Sterling Shepard (NYG) vs. Bryce Callahan (DEN)

The poor Giants can’t catch a break. They drafted an early-day bust in WR Kadarius Toney (who is limited in practice and questionable for W1). They lost TE1 Evan Engram not long ago and he’s expected to miss kickoff week... and they have now also gotten news about backup TEs Kyle Rudolph and Kaden Smith getting banged up too. And they also have their starting RB Saquon Barkley and their most-expensive FA in WR Kenny Golladay with question marks above their heads. Lord, have mercy. Shepard seems to be the only healthy body around Big Blue these days, and that alone can be good for his upside in the Week 1 matchup against Denver. Or is it?

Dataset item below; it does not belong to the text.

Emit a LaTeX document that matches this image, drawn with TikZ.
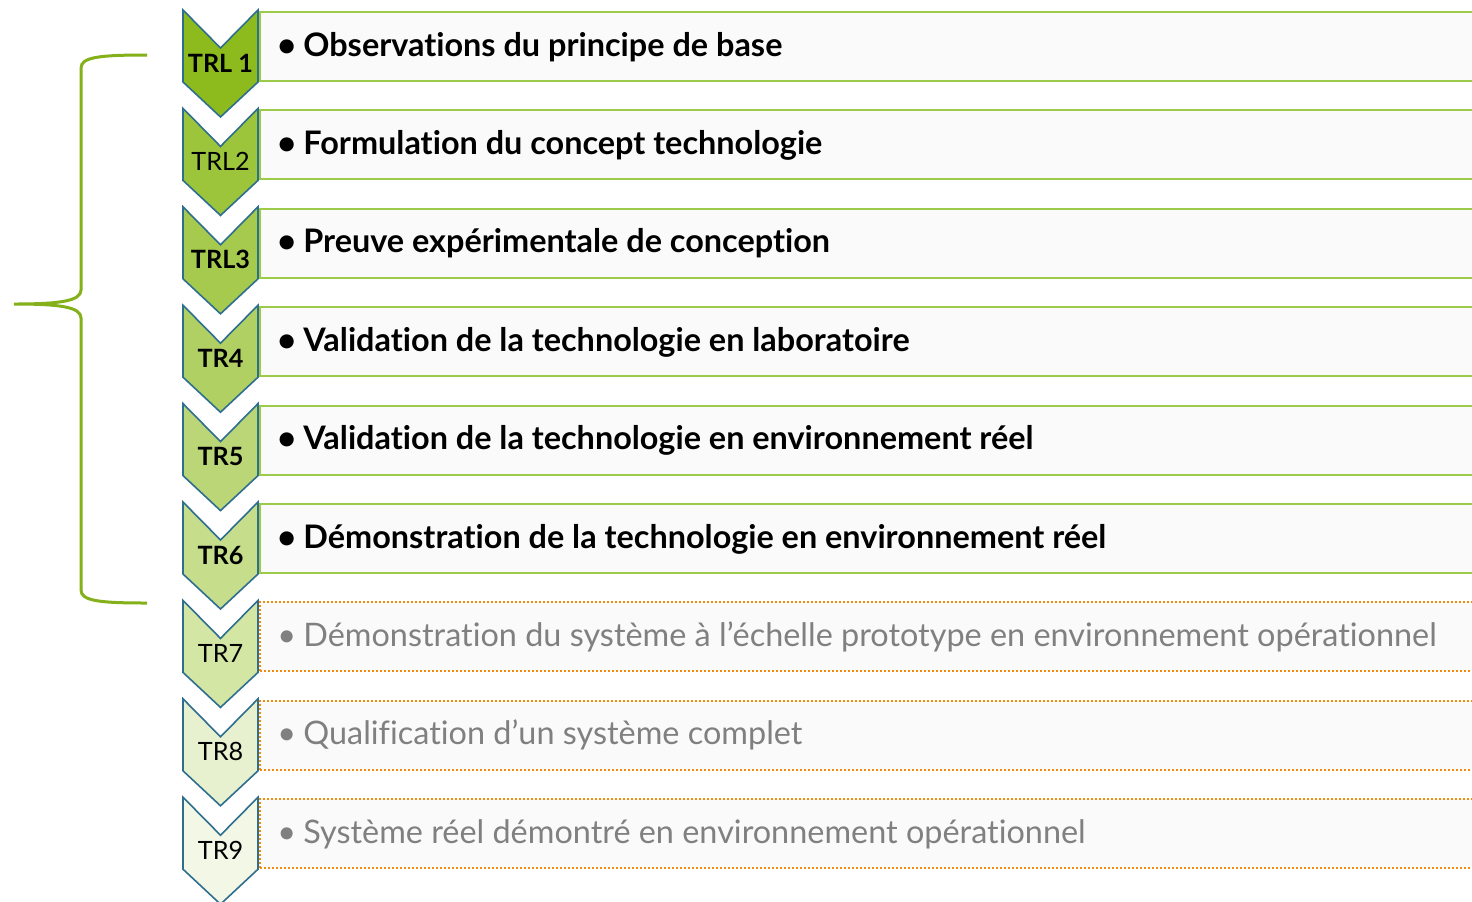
\documentclass[tikz,border=0pt]{standalone}
\usepackage{fontspec}
\setmainfont{Lato}[Ligatures={NoCommon}]
\usetikzlibrary{positioning}
\definecolor{trlA}{HTML}{8DBB1E}
\definecolor{trlB}{HTML}{9CC53B}
\definecolor{trlC}{HTML}{A6CA4E}
\definecolor{trlD}{HTML}{B1D063}
\definecolor{trlE}{HTML}{BBD676}
\definecolor{trlF}{HTML}{C6DD8C}
\definecolor{trlG}{HTML}{D4E6A4}
\definecolor{trlH}{HTML}{E7F1CF}
\definecolor{trlI}{HTML}{F2F7E6}
\definecolor{chevline}{HTML}{2E6E8E}
\definecolor{boxgreen}{HTML}{9CCB4A}
\definecolor{boxorange}{HTML}{F28A0C}
\definecolor{boxfill}{HTML}{FAFAFA}
\definecolor{bracegreen}{HTML}{84B01A}
\definecolor{graytext}{HTML}{808080}
\tikzset{chev/.style={draw=chevline,line width=0.8pt,line join=miter,fill=#1}}
\tikzset{lvl/.style={anchor=base,inner sep=0pt,font=\fontsize{12.6pt}{15pt}\selectfont}}
\tikzset{donebox/.style={draw=boxgreen,line width=1pt,fill=boxfill,anchor=north west,
    minimum width=620pt,minimum height=34.5pt,inner sep=0pt}}
\tikzset{todobox/.style={donebox,draw=boxorange,dash pattern=on 1pt off 1pt}}
\tikzset{donetxt/.style={anchor=base west,inner sep=0pt,font=\fontsize{16.2pt}{20pt}\selectfont\bfseries}}
\tikzset{todotxt/.style={anchor=base west,inner sep=0pt,text=graytext,font=\fontsize{16.2pt}{20pt}\selectfont}}
\def\chev#1{(183,#1) -- ++(37.5,38) -- ++(37.5,-38) -- ++(0,72) -- ++(-37.5,35) -- ++(-37.5,-35) -- cycle}
\def\itm#1{\makebox[13pt][l]{\textbullet}#1}

\begin{document}
\begin{tikzpicture}[x=0.5pt,y=-0.5pt]
        \useasboundingbox[fill=white] (0,0) rectangle (1472,901);
        % boxes
        \node[donebox] (b1) at (259,11) {};
        \node[donebox] (b2) at (259,109.4) {};
        \node[donebox] (b3) at (259,207.8) {};
        \node[donebox] (b4) at (259,306.2) {};
        \node[donebox] (b5) at (259,404.6) {};
        \node[donebox] (b6) at (259,503) {};
        \node[todobox] (b7) at (259,601.4) {};
        \node[todobox] (b8) at (259,699.8) {};
        \node[todobox] (b9) at (259,798.2) {};
        % texts
        \node[donetxt] (t1) at (277,56) {\itm{Observations du principe de base}};
        \node[donetxt] (t2) at (277,154.4) {\itm{Formulation du concept technologie}};
        \node[donetxt] (t3) at (277,252.8) {\itm{Preuve expérimentale de conception}};
        \node[donetxt] (t4) at (277,351.2) {\itm{Validation de la technologie en laboratoire}};
        \node[donetxt] (t5) at (277,449.6) {\itm{Validation de la technologie en environnement réel}};
        \node[donetxt] (t6) at (277,548) {\itm{Démonstration de la technologie en environnement réel}};
        \node[todotxt] (t7) at (277,646.4) {\itm{Démonstration du système à l’échelle prototype en environnement opérationnel}};
        \node[todotxt] (t8) at (277,744.8) {\itm{Qualification d’un système complet}};
        \node[todotxt] (t9) at (277,843.2) {\itm{Système réel démontré en environnement opérationnel}};
        % chevrons
        \draw[chev=trlA] \chev{10};
        \draw[chev=trlB] \chev{108.4};
        \draw[chev=trlC] \chev{206.8};
        \draw[chev=trlD] \chev{305.2};
        \draw[chev=trlE] \chev{403.6};
        \draw[chev=trlF] \chev{502};
        \draw[chev=trlG] \chev{600.4};
        \draw[chev=trlH] \chev{698.8};
        \draw[chev=trlI] \chev{797.2};
        \node[lvl,font=\fontsize{12.6pt}{15pt}\selectfont\bfseries] (l1) at (220.5,72) {TRL 1};
        \node[lvl] (l2) at (220.5,170.4) {TRL2};
        \node[lvl,font=\fontsize{12.6pt}{15pt}\selectfont\bfseries] (l3) at (220.5,268.8) {TRL3};
        \node[lvl,font=\fontsize{12.6pt}{15pt}\selectfont\bfseries] (l4) at (220.5,367.2) {TR4};
        \node[lvl,font=\fontsize{12.6pt}{15pt}\selectfont\bfseries] (l5) at (220.5,465.6) {TR5};
        \node[lvl,font=\fontsize{12.6pt}{15pt}\selectfont\bfseries] (l6) at (220.5,564) {TR6};
        \node[lvl] (l7) at (220.5,662.4) {TR7};
        \node[lvl] (l8) at (220.5,760.8) {TR8};
        \node[lvl] (l9) at (220.5,859.2) {TR9};
        % brace
        \draw[bracegreen,line width=1.5pt] (147,55) .. controls (100,55) and (81,57) .. (81,68)
          -- (81,290) .. controls (81,301) and (60,304) .. (14,304)
          .. controls (60,304) and (81,307) .. (81,318)
          -- (81,590) .. controls (81,601) and (100,603) .. (147,603);
      \end{tikzpicture}
\end{document}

If you read Alexander’s blurb above, and most probably even if you didn’t, you know Jaire Alexander is a mighty corner. Well, Bryce Callahan was even better. Sure, the game-sample was smaller with just 10 games played last season, but Callahan still defended 345 routes while at it allowing a measly 39 completions in 68 targets for 335 receiving yards. Just in case, and for context, here are his ranks in different categories: top-3 in PPR/Tgt, top-6 in PPR/Route, top-20 in routes defended per game, tied-top-2 in TD allowed with just one, top-20 in completion rate allowed, and top-9 in YPR surrendered. Those are absolutely crazy numbers, and while Shepard closed 2020 with 22.7 and 33.6-PPR performances, I just can’t trust him getting back to that level in Week 1, much less against a true shutdown corner as Callahan proved to be last year.

Allen Robinson II (CHI) vs. Jalen Ramsey (LAR)

This might be the marquee matchup of the NFL kickoff week. Both A-Rob and Ramsey are top-tier players at their respective positions, and they’re facing each other in W1 of the 2021 season. If you have paid the minimum attention to the preseason developments around the NFL you know what’s popping in Chicago: HC Matt Naggy named Andy Dalton the starter at least for the first week of the campaign. Ugh. That’s already a hit on a Robinson that will, once more, endure shitty quarterbacking at least for one more game as Justin Fields waits on the wings. Same as with Marquez Callaway (read above), A-Rob could be shadowed by Ramsey just because the Bears lack talent all around the field and limiting their only viable WR might prove key for LA to get the W.

Ramsey already covered Robinson last year in their Week 7 matchup, one in which the wideout was limited to just 7.5 PPR points in 42 routers against the corner, finishing with a 6-4-35 line and no touchdowns on the day while “allowing” an interception to Ramsey. Truth be told, Robinson always struggles against shadow coverage and in four such matchups last year he never topped 15 PPR points with a couple of 6-PPR performances baked into it—he missed on scoring touchdowns in all four of those games. If only for a week, and as we wait for Fields to take the reins, you might be smart fading A-Rob in DFS contest come Sunday.